Whatever came, the family rallied around the patriarch, and Sarah walked closely in his footsteps. In high school at Little Rock Central, she joined the mock trial and debate clubs, and was named secretary of the Arkansas Federation of Teenage Republicans. “We chose her because she was capable,” one member said at the time. “It just so happens that she’s also the governor’s daughter.” Then she attended his alma mater, Ouachita Baptist University, in Arkadelphia, Arkansas, and, while there, worked on his 2002 reelection campaign as a field coordinator. That year, spurred on by her dad, she also enlisted as the lead plaintiff in a voting rights case. An area judge had stripped college students of their right to vote in local elections, and Sanders signed on with the ACLU to fight the ruling. They won, freeing hundreds of students on the conservative Christian campus to vote for Mike Huckabee.
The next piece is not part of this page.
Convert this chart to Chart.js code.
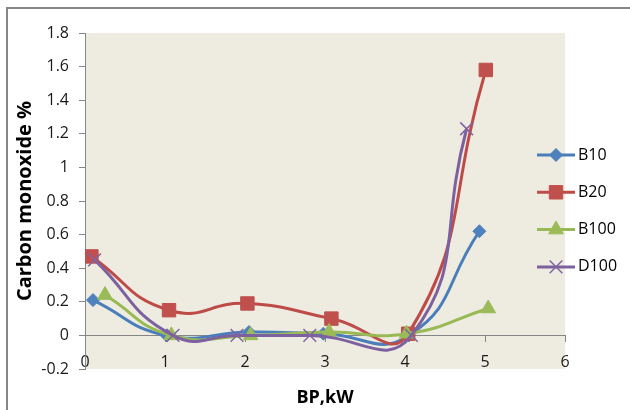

In another person, such a record might seem transparently ambitious. But that’s not what Sanders was like, says her former political science professor, Hal Bass. “She was a delight to be with, she was fun. … She smiled, she was witty,” Bass says. “I think you don’t see a lot of that in her public persona now.”

That’s quite the resume for only a 36-year-old. Who knows how much further she will go. Although I’m not sure if after being President Trump’s Press Secretary she might not end up resigning altogether since she has to deal with a man-child such as Jim Acosta from CNN on a daily basis and other people from the press who’s the only goal is to stop President Trump’s agenda at every corner instead of just doing what they are supposed to do, report the news.